Enjoy warm or at room temperature, with the maple butter alongside.


This simple flavored butter is easy to make and keeps well when covered and refrigerated. Enjoy it with cornbread or atop pancakes, waffles and French toast.

Maple Syrup Butter

Makes about 1/2 cup

1 stick (8 tablespoons, 1/2 cup) local butter, at room temperature

2 tablespoons pure maple syrup, plus more to taste

1 teaspoon kosher salt

— White pepper in a mill

Using a small food processor or a hand-held mixer, combine the butter, maple syrup, salt and several turns of white butter until smooth and creamy. Taste and adjust for sweetness, adding more syrup if you prefer a sweeter butter.

Use a rubber spatula to transfer the butter into a small glass jar or other container. Refrigerate, covered, until ready to use.


Allowing the cornmeal to rest in the boiling water and in the buttermilk is what gives this spoonbread its invitingly velvety texture.

Velvet Spoonbread

Makes 6 to 8 servings

4 tablespoons unsalted butter

1 cup medium-ground cornmeal

11/2 cups boiling water

3 large eggs, separated

2 teaspoons sugar

1 teaspoon salt

1 cup buttermilk

Preheat the oven to 375 degrees. Rub the inside of a 2-quart baking dish with butter, using about 2 tablespoons of it.

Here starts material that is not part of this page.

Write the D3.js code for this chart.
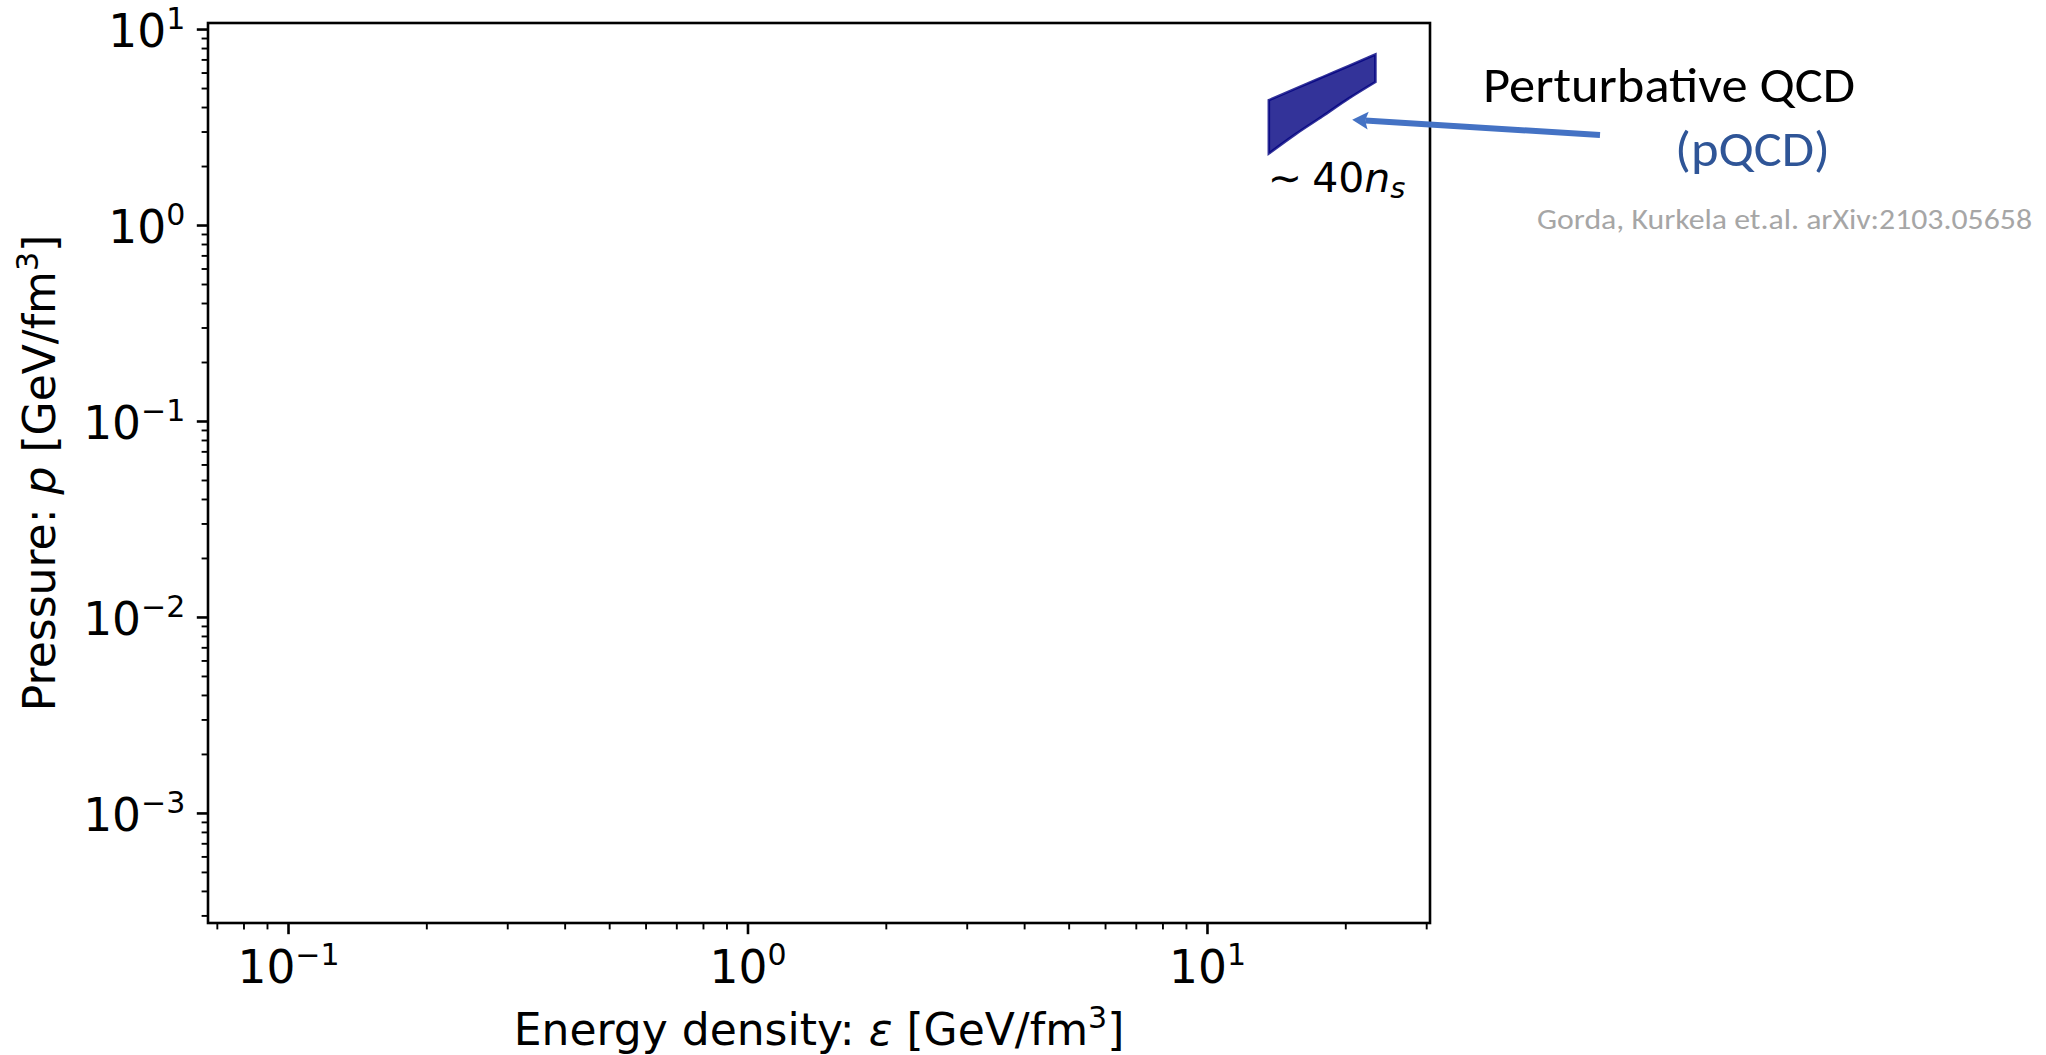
<!DOCTYPE html>
<html>
<head>
<meta charset="utf-8">
<script src="https://cdn.jsdelivr.net/npm/d3@7"></script>
<style>
  html, body { margin: 0; padding: 0; background: #ffffff; }
  svg { display: block; }
</style>
</head>
<body>
<svg id="chart" width="2046" height="1055"></svg>
<script>
// pQCD band at high density: energy density and pressure bounds, GeV/fm^3
const bandEps   = [13.6, 15.5, 17.8, 20.3, 23.2];
const bandPLow  = [2.33, 2.91, 3.61, 4.45, 5.40];
const bandPHigh = [4.36, 4.98, 5.72, 6.52, 7.46];

// axis ranges and labelled decades
const xDomain = [0.0668, 30.5];
const yDomain = [2.76e-4, 10.8];
const xMajorTicks = [0.1, 1, 10];
const yMajorTicks = [1e-3, 1e-2, 1e-1, 1, 10];

// density marker placed under the band, and the annotation arrow target
const nsLabel = { eps: 13.6, p: 1.48 };
const arrowTip = { eps: 20.65, p: 3.47 };

const W = 2046, H = 1055;
const plot = { left: 208, right: 1430, top: 23, bottom: 923 };

const svg = d3.select("#chart");
svg.append("rect").attr("width", W).attr("height", H).attr("fill", "#ffffff");

const x = d3.scaleLog().domain(xDomain).range([plot.left, plot.right]);
const y = d3.scaleLog().domain(yDomain).range([plot.bottom, plot.top]);

const AX_FONT = "'DejaVu Sans', sans-serif";
const SLIDE_FONT = "Carlito, Calibri, Lato, sans-serif";

// rich text helper: parts = [{t, italic, sup, sub}]
function rich(textSel, parts, size, supSize, supRise) {
  let shift = 0;
  parts.forEach(p => {
    const ts = textSel.append("tspan").text(p.t);
    let target = 0;
    if (p.sup) target = -supRise;
    if (p.sub) target = p.sub;
    ts.attr("dy", target - shift);
    shift = target;
    ts.attr("font-size", (p.sup || p.sub) ? supSize : size);
    if (p.italic) ts.attr("font-style", "italic");
    if (p.dx) ts.attr("dx", p.dx);
  });
  return textSel;
}

function expParts(v) {
  const e = Math.round(Math.log10(v));
  const s = e < 0 ? "\u2212" + Math.abs(e) : String(e);
  return [{ t: "10" }, { t: s, sup: true }];
}

// ---- band ----
const bandData = bandEps.map((e, i) => ({ e, lo: bandPLow[i], hi: bandPHigh[i] }));
const area = d3.area()
  .curve(d3.curveMonotoneX)
  .x(d => x(d.e))
  .y0(d => y(d.lo))
  .y1(d => y(d.hi));
svg.append("path")
  .datum(bandData)
  .attr("d", area)
  .attr("fill", "navy")
  .attr("fill-opacity", 0.8)
  .attr("stroke", "navy")
  .attr("stroke-opacity", 0.8)
  .attr("stroke-width", 2.6)
  .attr("stroke-linejoin", "miter");

// ---- ticks ----
const MAJ_LEN = 11.2, MIN_LEN = 6.4, MAJ_W = 2.6, MIN_W = 1.9;
const isMajor = v => Math.abs(Math.log10(v) - Math.round(Math.log10(v))) < 1e-9;

const gTicks = svg.append("g").attr("stroke", "#000");
const xt = x.ticks(20).filter(v => v >= xDomain[0] && v <= xDomain[1]);
gTicks.selectAll("line.xt").data(xt).join("line")
  .attr("x1", d => x(d)).attr("x2", d => x(d))
  .attr("y1", plot.bottom).attr("y2", d => plot.bottom + (isMajor(d) ? MAJ_LEN : MIN_LEN))
  .attr("stroke-width", d => isMajor(d) ? MAJ_W : MIN_W);

const yt = y.ticks(20).filter(v => v >= yDomain[0] && v <= yDomain[1]);
gTicks.selectAll("line.yt").data(yt).join("line")
  .attr("y1", d => y(d)).attr("y2", d => y(d))
  .attr("x1", plot.left).attr("x2", d => plot.left - (isMajor(d) ? MAJ_LEN : MIN_LEN))
  .attr("stroke-width", d => isMajor(d) ? MAJ_W : MIN_W);

// ---- frame ----
svg.append("rect")
  .attr("x", plot.left).attr("y", plot.top)
  .attr("width", plot.right - plot.left).attr("height", plot.bottom - plot.top)
  .attr("fill", "none").attr("stroke", "#000").attr("stroke-width", 2.6);

// ---- tick labels ----
const TICK_SIZE = 45.5, TICK_SUP = 30, TICK_RISE = 17.7;
xMajorTicks.forEach(v => {
  const t = svg.append("text")
    .attr("x", x(v)).attr("y", 982.7)
    .attr("text-anchor", "middle")
    .attr("font-family", AX_FONT).attr("fill", "#000");
  rich(t, expParts(v), TICK_SIZE, TICK_SUP, TICK_RISE);
});
yMajorTicks.forEach(v => {
  const t = svg.append("text")
    .attr("x", plot.left - MAJ_LEN - 11.5).attr("y", y(v) + 17.6)
    .attr("text-anchor", "end")
    .attr("font-family", AX_FONT).attr("fill", "#000");
  rich(t, expParts(v), TICK_SIZE, TICK_SUP, TICK_RISE);
});

// ---- axis titles ----
const LBL_SIZE = 44, LBL_SUP = 30, LBL_RISE = 17;
const xl = svg.append("text")
  .attr("x", (plot.left + plot.right) / 2).attr("y", 1045)
  .attr("text-anchor", "middle")
  .attr("font-family", AX_FONT).attr("fill", "#000");
rich(xl, [
  { t: "Energy density: " }, { t: "\u03b5", italic: true },
  { t: " [GeV/fm" }, { t: "3", sup: true }, { t: "]" }
], LBL_SIZE, LBL_SUP, LBL_RISE);

const yl = svg.append("text")
  .attr("transform", `translate(55, ${(plot.top + plot.bottom) / 2}) rotate(-90)`)
  .attr("text-anchor", "middle")
  .attr("font-family", AX_FONT).attr("fill", "#000");
rich(yl, [
  { t: "Pressure: " }, { t: "p", italic: true },
  { t: " [GeV/fm" }, { t: "3", sup: true }, { t: "]" }
], LBL_SIZE, LBL_SUP, LBL_RISE);

// ---- density marker ----
const ns = svg.append("text")
  .attr("x", x(nsLabel.eps) - 1).attr("y", y(nsLabel.p))
  .attr("font-family", AX_FONT).attr("fill", "#000");
rich(ns, [
  { t: "\u223c" }, { t: "40", dx: 10 }, { t: "n", italic: true },
  { t: "s", italic: true, sub: 6 }
], 41, 29, 0);

// ---- annotation: arrow and slide text ----
const tail = [1600, 135];
const tip = [x(arrowTip.eps), y(arrowTip.p)];
const dxA = tip[0] - tail[0], dyA = tip[1] - tail[1];
const len = Math.hypot(dxA, dyA);
const u = [dxA / len, dyA / len];
const n = [-u[1], u[0]];
const headLen = 16, headHalf = 9, notch = 3;
const base = [tip[0] - u[0] * headLen, tip[1] - u[1] * headLen];
const ARROW = "#4472C4";
svg.append("line")
  .attr("x1", tail[0]).attr("y1", tail[1])
  .attr("x2", base[0] + u[0] * notch).attr("y2", base[1] + u[1] * notch)
  .attr("stroke", ARROW).attr("stroke-width", 6);
svg.append("path")
  .attr("d", d3.line()([
    tip,
    [base[0] + n[0] * headHalf, base[1] + n[1] * headHalf],
    [base[0] + u[0] * notch, base[1] + u[1] * notch],
    [base[0] - n[0] * headHalf, base[1] - n[1] * headHalf]
  ]) + "Z")
  .attr("fill", ARROW);

svg.append("text")
  .attr("x", 1483).attr("y", 102)
  .attr("font-family", SLIDE_FONT).attr("font-size", 50)
  .attr("textLength", 372).attr("lengthAdjust", "spacingAndGlyphs")
  .attr("fill", "#000")
  .text("Perturbative QCD");

svg.append("text")
  .attr("x", 1675).attr("y", 166)
  .attr("font-family", SLIDE_FONT).attr("font-size", 50)
  .attr("textLength", 155).attr("lengthAdjust", "spacingAndGlyphs")
  .attr("fill", "#2F5597")
  .text("(pQCD)");

svg.append("text")
  .attr("x", 1537).attr("y", 229)
  .attr("font-family", SLIDE_FONT).attr("font-size", 29)
  .attr("textLength", 495).attr("lengthAdjust", "spacingAndGlyphs")
  .attr("fill", "#A6A6A6")
  .text("Gorda, Kurkela et.al. arXiv:2103.05658");
</script>
</body>
</html>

Put the cornmeal into a large stainless steel bowl, pour the boiling water over it and whisk until smooth.

Add the remaining butter and set aside.

Put the egg yolks, sugar and salt into a small bowl, whisk well and stir into the cornmeal mixture.

Gradually whisk in the buttermilk and set aside for 20 minutes.

Using a sturdy whisk or an electric mixer, beat the egg whites until they form stiff peaks.

Fold the egg whites into the cornmeal batter after it has rested for the full 20 minutes. Pour the batter into the baking dish, set on the middle rack of the oven, close the oven door and reduce the heat to 350 degrees.

Bake for about 55 minutes, test to see that the spoonbread is set and, if it has not, cook for another 10 minutes or so.

Remove from the oven and let rest for 10 to 15 minutes before enjoying warm.

Use a large spoon to serve the spoonbread.